Donald Trump, the celebrity billionaire whose bid for the Republican presidential nomination has been a source of mild to major annoyance for, well, most people, is hardly overseeing his first bid to educate the American public. To say so would be to forget Trump University, the virtual, for-profit “college” he started in 2005.
Speaking to the times, the endeavor relied on the sale (at hundreds of dollars a pop) of CDs and DVDs while relieving students of burdensome higher-ed staples such as tests and degrees. This being The Donald, the rhetoric was strong. One DVD set promised that, with it, “you cannot fail to transform your future.”

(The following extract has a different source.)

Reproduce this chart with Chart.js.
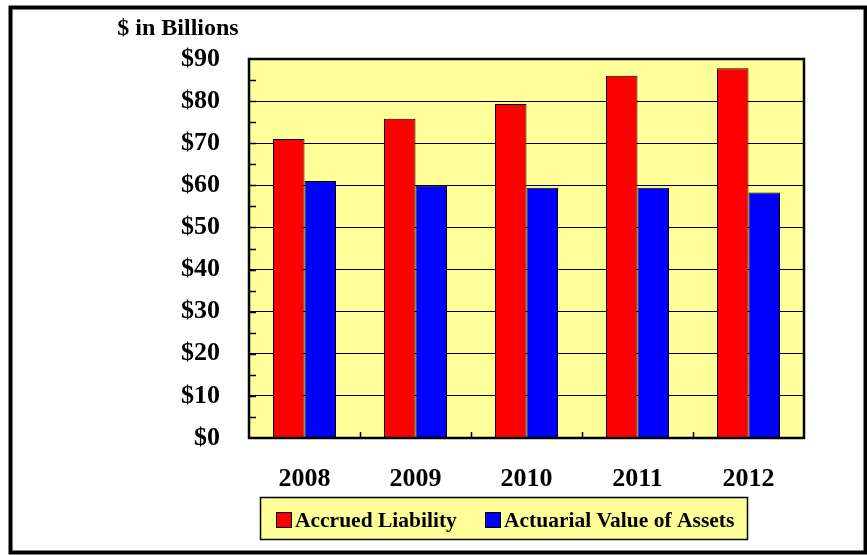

Things got off to a rough start. Mr. Trump’s first lecture, delivered digitally to more than 2,000 people (who had paid $249 to see it), was delayed 45 minutes after the company’s computer services crashed. (And he said what about healthcare.gov?)
The “college,” which neither sought nor received accreditation, provoked predictable jabs. Fortune magazine suggested some courses that Trump U. might be exceptionally qualified to offer. Among them: “Intro to Accounting: Smoke, Mirrors, and Other Financial Tools” (an introduction to “obscurantism and the fiduciary arts”) and “Advanced Accounting: Bankruptcy.”
But others didn’t find the project so funny. In 2010, New York State’s Education Department sent Trump University a letter demanding that it stop calling itself a “university” since it didn’t grant degrees and wasn’t accredited. (Trump University changed its name to the “Trump Entrepreneur Initiative” later that year.)
New York’s attorney general, Eric T. Schneiderman, took further action in 2013, suing the company formerly known as Trump University for making false claims about its classes. (Michael Cohen, a lawyer for the company, pointed The New York Times to thousands of student evaluations he said the school had received, 98 percent of which were “extremely satisfied.”)
At least one student was not among those ranks. Tarla Makaeff of San Diego sued Trump University in 2010, asserting that it engaged in deceptive business practices. The institution filed a countersuit claiming Ms. Makaeff’s lawsuit was defamatory. The countersuit was thrown out in 2013.
A trip back in time (via the Wayback Machine) on the Trump University website yields some interesting details, including its course offerings and some great merchandise. (Great, I mean, if purchased today on eBay and worn ironically.)
But the most notable find has to be “The Trump Blog,” which is, quite simply, amazing. Consider Mr. Trump’s takes on parenting, Elton John’s wedding (which he wasn’t invited to but concludes, “If two people dig each other, they dig each other”), Hurricane Katrina, why Jessica Simpson and Nick Lachey should have had a prenuptial agreement (“I guess he didn’t read my books”), why The New York Times is going to hell, another post on why The New York Times is going to hell (he objected to, somewhat surprisingly, its much-maligned reporting during the lead-up to the Iraq war), and why we shouldn’t be so quick to condemn George Clooney for not making a return appearance on the TV show ER.